Economic output in our country has increased 25% in the time between 1990 and 2004, yet the after tax income of everyday Canadians has increased by only 9.3%. This is the consequence of shameless tax and spend Liberalism.
I would like to draw to the attention of the House the consequences of the last election and the Liberals' election promises. In that election, the Liberals promised that if they were elected they would spend $28.3 billion over five years: $8 billion on health care, $5 billion on child care, $4 billion on gas taxes to the provinces and $3 billion on peace and nation building initiatives. That is a total of $28.3 billion. Yet in this budget, less than a year after the government was elected on those very promises, it has put forward a budget which totals $75.7 billion in expenditures over five years, compared to the $28 billion the Liberals promised Canadian taxpayers.

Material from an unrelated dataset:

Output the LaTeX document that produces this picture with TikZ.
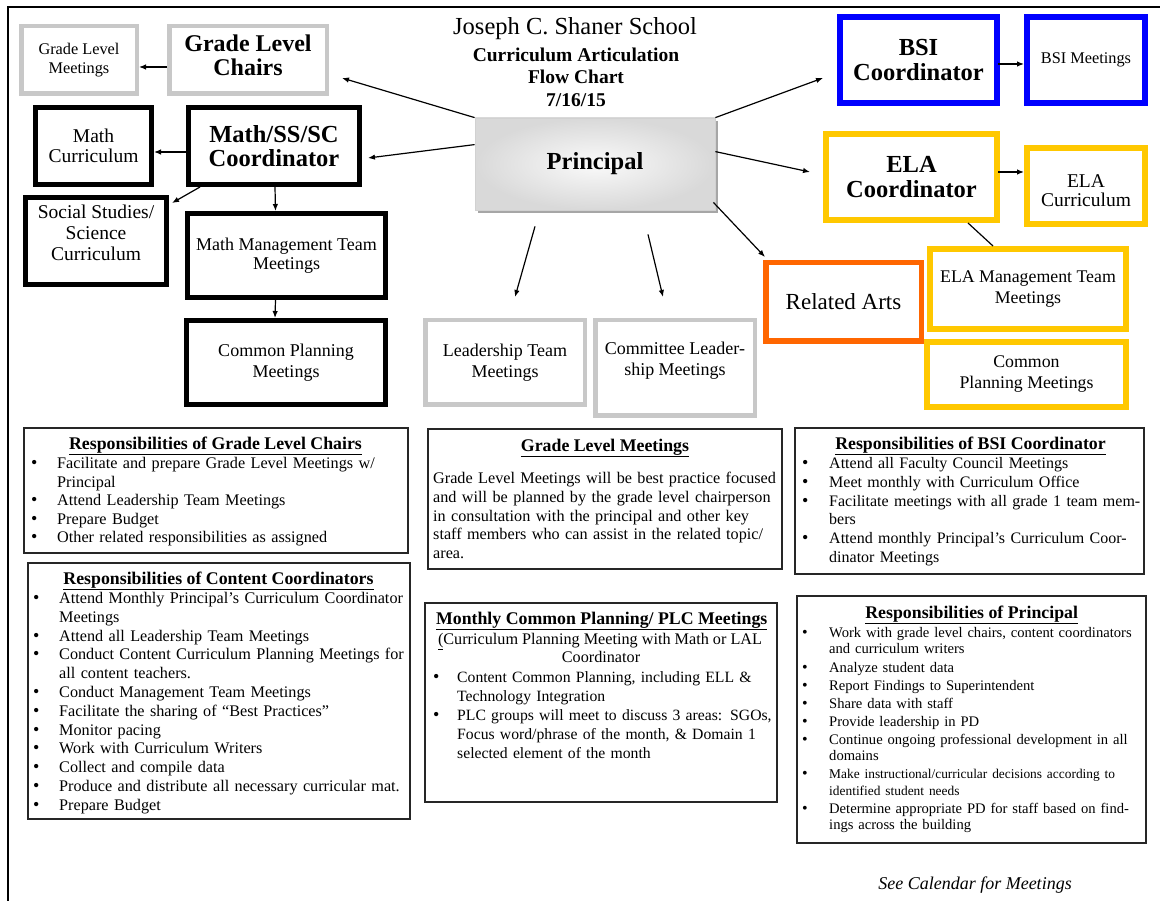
\documentclass[tikz,border=0pt]{standalone}
\usepackage{fontspec}
\setmainfont{Liberation Serif}
\usetikzlibrary{arrows.meta,shadows}
\definecolor{boxgray}{HTML}{C8C8C8}
\definecolor{bsiblue}{HTML}{0000FF}
\definecolor{elayel}{HTML}{FFC800}
\definecolor{raor}{HTML}{FF6600}
\newcommand\pal{\rmfamily}
\newcommand\tms{\rmfamily}
\newcommand\fsz[2]{\fontsize{#1}{#2}\selectfont}
\newcommand\bsz{\fsz{18}{0}}
\newcommand\bl[1]{\makebox[#1pt][l]{{\bsz\textbullet}}}
\newcommand\cl[1]{\hspace*{#1pt}}
\begin{document}
\begin{tikzpicture}[x=1pt,y=-1pt,
  box/.style={rectangle, draw, align=center, inner sep=0pt, font=\pal},
  gbox/.style={box, draw=boxgray, line width=4.5pt},
  kbox/.style={box, draw=black, line width=5pt},
  bbox/.style={box, draw=bsiblue, line width=6pt},
  ybox/.style={box, draw=elayel, line width=6pt},
  obox/.style={box, draw=raor, line width=5.5pt},
  lbl/.style={inner sep=0pt, align=center, font=\pal},
  principal/.style={rectangle, draw=black!18, line width=0.8pt, inner color=black!2, outer color=black!15,
     font=\pal\bfseries\fsz{24.5}{28}, drop shadow={shadow xshift=3pt, shadow yshift=-3pt, fill=black!35, opacity=1}},
  arr/.style={line width=1.2pt, -{Latex[length=7pt,width=5.5pt]}},
  plain/.style={line width=1.2pt},
  resp/.style={rectangle, draw=black!85, line width=1.6pt, inner sep=0pt},
  txt/.style={inner sep=0pt, align=left, anchor=base west, text width=#1},
  ttl/.style={inner sep=0pt, anchor=base, font=\tms\bfseries\fsz{17.8}{20}},
]
\useasboundingbox (0,0) rectangle (1160,901);
\fill[white] (0,0) rectangle (1160,901);
\draw[line width=2.5pt] (8,901) -- (8,7) -- (1160,7);

% title
\node[inner sep=0pt, font=\pal\fsz{24.5}{26}] (title1) at (575,29) {Joseph C. Shaner School};
\node[inner sep=0pt, font=\pal\bfseries\fsz{19.5}{22}] (title2) at (576,55) {Curriculum Articulation};
\node[inner sep=0pt, font=\pal\bfseries\fsz{19.5}{22}] (title3) at (576,77) {Flow Chart};
\node[inner sep=0pt, font=\pal\bfseries\fsz{19.5}{22}] (title4) at (576,100) {7/16/15};

% upper boxes
\node[gbox, minimum width=115.5pt, minimum height=67.5pt, font=\pal\fsz{16.3}{19}] (glm) at (79,60) {Grade Level\\Meetings};
\node[gbox, minimum width=157.5pt, minimum height=67.5pt] (glc) at (248,60) {};
\node[lbl, font=\pal\bfseries\fsz{24}{24}] (glct) at (248,55) {Grade Level\\Chairs};
\node[kbox, minimum width=116pt, minimum height=77pt, font=\pal\fsz{19.5}{20}] (mathc) at (93.5,146) {Math\\Curriculum};
\node[kbox, minimum width=171pt, minimum height=77pt, font=\pal\bfseries\fsz{24.5}{24}] (coord) at (274,146) {Math/SS/SC\\Coordinator};
\node[kbox, minimum width=141pt, minimum height=87pt] (socs) at (96,241) {};
\node[lbl, font=\pal\fsz{19.5}{21}] (socst) at (96,233) {Social Studies/\\Science\\Curriculum};
\node[kbox, minimum width=198pt, minimum height=84pt, font=\pal\fsz{18}{19.5}] (mmt) at (286.5,255.5) {Math Management Team\\Meetings};
\node[kbox, minimum width=199pt, minimum height=84pt, font=\pal\fsz{18}{21}] (cpl) at (286,362.5) {Common Planning\\Meetings};

\node[principal, minimum width=240pt, minimum height=92pt] (principal) at (595,164) {Principal};

\node[gbox, minimum width=159.5pt, minimum height=84.5pt, font=\pal\fsz{18}{21}] (ltm) at (505,362.5) {Leadership Team\\Meetings};
\node[gbox, minimum width=159.5pt, minimum height=95.5pt] (clm) at (675,368) {};
\node[lbl, font=\pal\fsz{18}{21}] (clmt) at (675,360.5) {Committee Leader-\\ship Meetings};
\node[obox, minimum width=155.5pt, minimum height=78.5pt, font=\pal\fsz{23}{24}] (ra) at (843.5,302) {Related Arts};

\node[bbox, minimum width=157pt, minimum height=86pt, font=\pal\bfseries\fsz{24.5}{25}] (bsic) at (918.5,60) {BSI\\Coordinator};
\node[bbox, minimum width=118pt, minimum height=86pt, font=\pal\fsz{16.3}{18}] (bsim) at (1086,60) {BSI Meetings};
\node[ybox, minimum width=171pt, minimum height=86pt, font=\pal\bfseries\fsz{24.5}{25}] (elac) at (911.5,177) {ELA\\Coordinator};
\node[ybox, minimum width=118pt, minimum height=76pt] (elacur) at (1086,186) {};
\node[lbl, font=\pal\fsz{19.5}{19}] (elacurt) at (1086,190.5) {ELA\\Curriculum};
\node[ybox, minimum width=196pt, minimum height=80pt, font=\pal\fsz{17.8}{21}] (elamt) at (1028,289) {ELA Management Team\\Meetings};
\node[ybox, minimum width=199pt, minimum height=65pt, font=\pal\fsz{17.8}{21}] (cpr) at (1026.5,374.5) {Common\\Planning Meetings};

% connectors
\draw[arr] ([shift={(0,7)}]glc.west) -- ([shift={(0,7)}]glm.east);
\draw[arr] ([shift={(0,6)}]coord.west) -- ([shift={(0,6)}]mathc.east);
\draw[arr] ([shift={(14,0)}]coord.south west) -- ([shift={(3,8)}]socs.north east);
\draw[arr] ([shift={(1,0)}]coord.south) -- ([shift={(-11,0)}]mmt.north);
\draw[arr] ([shift={(-11,0)}]mmt.south) -- ([shift={(-11,0)}]cpl.north);
\draw[arr] (principal.north west) -- ([shift={(13,18)}]glc.east);
\draw[arr] ([shift={(0,27)}]principal.north west) -- ([shift={(6,12)}]coord.east);
\draw[arr] ([shift={(-60,16)}]principal.south) -- ([shift={(10,-21)}]ltm.north);
\draw[arr] ([shift={(53,24)}]principal.south) -- ([shift={(-12,-21)}]clm.north);
\draw[arr] ([shift={(-2,-8)}]principal.south east) -- ([shift={(2,-3)}]ra.north west);
\draw[arr] (principal.north east) -- ([shift={(-14,18)}]bsic.west);
\draw[arr] ([shift={(0,34)}]principal.north east) -- ([shift={(-13,-5)}]elac.west);
\draw[arr] ([shift={(-2,4)}]bsic.east) -- ([shift={(0,4)}]bsim.west);
\draw[arr] ([shift={(-2,-5)}]elac.east) -- ([shift={(0,-14)}]elacur.west);
\draw[plain] ([shift={(-32,0)}]elac.south east) -- ([shift={(-35,0)}]elamt.north);

% bottom boxes
\node[resp, minimum width=384.5pt, minimum height=125.5pt] (rglc) at (216,490.5) {};
\node[ttl] (rglct) at (215.5,449) {\underline{Responsibilities of Grade Level Chairs}};
\node[txt=420pt, font=\tms\fsz{16.2}{18.5}] (rglcl) at (31,468.5) {%
\bl{26}Facilitate and prepare Grade Level Meetings w/\\
\cl{26}Principal\\
\bl{26}Attend Leadership Team Meetings\\
\bl{26}Prepare Budget\\
\bl{26}Other related responsibilities as assigned};

\node[resp, minimum width=382.5pt, minimum height=256.5pt] (rcc) at (219,691) {};
\node[ttl] (rcct) at (218.5,584) {\underline{Responsibilities of Content Coordinators}};
\node[txt=420pt, font=\tms\fsz{16.2}{18.8}] (rccl) at (33,603.5) {%
\bl{26}Attend Monthly Principal's Curriculum Coordinator\\
\cl{26}Meetings\\
\bl{26}Attend all Leadership Team Meetings\\
\bl{26}Conduct Content Curriculum Planning Meetings for\\
\cl{26}all content teachers.\\
\bl{26}Conduct Management Team Meetings\\
\bl{26}Facilitate the sharing of ``Best Practices''\\
\bl{26}Monitor pacing\\
\bl{26}Work with Curriculum Writers\\
\bl{26}Collect and compile data\\
\bl{26}Produce and distribute all necessary curricular mat.\\
\bl{26}Prepare Budget};

\node[resp, minimum width=354.5pt, minimum height=140.5pt] (rglm) at (605,499) {};
\node[ttl] (rglmt) at (605,451) {\underline{Grade Level Meetings}};
\node[txt=420pt, font=\tms\fsz{16.2}{18.8}] (rglml) at (433,483.5) {%
Grade Level Meetings will be best practice focused\\
and will be planned by the grade level chairperson\\
in consultation with the principal and other key\\
staff members who can assist in the related topic/\\
area.};

\node[resp, minimum width=352.5pt, minimum height=199.5pt] (rmcp) at (601,702.5) {};
\node[ttl] (rmcpt) at (601.7,624) {\underline{Monthly Common Planning/ PLC Meetings}};
\node[inner sep=0pt, anchor=base, font=\tms\fsz{16.2}{18}] (rmcp2) at (600,644.5) {\underline{(}Curriculum Planning Meeting with Math or LAL};
\node[inner sep=0pt, anchor=base, font=\tms\fsz{16.2}{18}] (rmcp3) at (601,662.5) {Coordinator};
\node[txt=420pt, font=\tms\fsz{15.7}{19}] (rmcpl) at (433,682.5) {%
\bl{24}Content Common Planning, including ELL \&\\
\cl{24}Technology Integration\\
\bl{24}PLC groups will meet to discuss 3 areas: SGOs,\\
\cl{24}Focus word/phrase of the month, \& Domain 1\\
\cl{24}selected element of the month};

\node[resp, minimum width=349.5pt, minimum height=146.5pt] (rbsi) at (969.5,501) {};
\node[ttl] (rbsit) at (970.5,449) {\underline{Responsibilities of BSI Coordinator}};
\node[txt=420pt, font=\tms\fsz{16}{18.8}] (rbsil) at (802,468.5) {%
\bl{27}Attend all Faculty Council Meetings\\
\bl{27}Meet monthly with Curriculum Office\\
\bl{27}Facilitate meetings with all grade 1 team mem-\\
\cl{27}bers\\
\bl{27}Attend monthly Principal's Curriculum Coor-\\
\cl{27}dinator Meetings};

\node[resp, minimum width=349.5pt, minimum height=247.5pt] (rpr) at (971.5,719.5) {};
\node[ttl] (rprt) at (971.7,618) {\underline{Responsibilities of Principal}};
\node[txt=420pt, font=\tms\fsz{14.6}{16.5}\renewcommand\bsz{\fsz{16}{0}}] (rprl) at (802,637) {%
\bl{27}Work with grade level chairs, content coordinators\\
\cl{27}and curriculum writers\\[2pt]
\bl{27}Analyze student data\\[1.5pt]
\bl{27}Report Findings to Superintendent\\[1.5pt]
\bl{27}Share data with staff\\[1.5pt]
\bl{27}Provide leadership in PD\\[1.5pt]
\bl{27}Continue ongoing professional development in all\\
\cl{27}domains\\[1.5pt]
\bl{27}{\fsz{13.4}{16.5}Make instructional/curricular decisions according to}\\
\cl{27}{\fsz{13.4}{16.5}identified student needs}\\[1.5pt]
\bl{27}Determine appropriate PD for staff based on find-\\
\cl{27}ings across the building};

\node[inner sep=0pt, font=\tms\itshape\fsz{18}{20}] (seecal) at (975,885) {See Calendar for Meetings};
\end{tikzpicture}
\end{document}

I would remind the House that in the context of that election the Conservative campaign commitments were only $57.8 billion. Subsequent events have proven that those commitments were affordable and were well within the budget targets and the economic performance of the government.
Liberalism is out of control with this budget. The 2003 expenditures, for example, mark the largest expenditures in modern times. Frankly, since 2003 the rate of increase in government expenditures has been mammoth. There has been a marked increase of expenditures in the budget. If we had simply constrained government spending in this country since 2000 by a rate of inflation adjustment, let us say 3%, we could justify or substantiate enormously significant tax cuts in the country. If we had done that, the expenditures of the government would be some $30 billion less than they are today. This would more than permit us to have very significant tax relief for everyday Canadians.
That is what I hear from my constituents. That is what I hear in Calgary Centre-North. People want tax relief. They want the level of their taxes reduced through exactly the sorts of measures which a Conservative government would propose.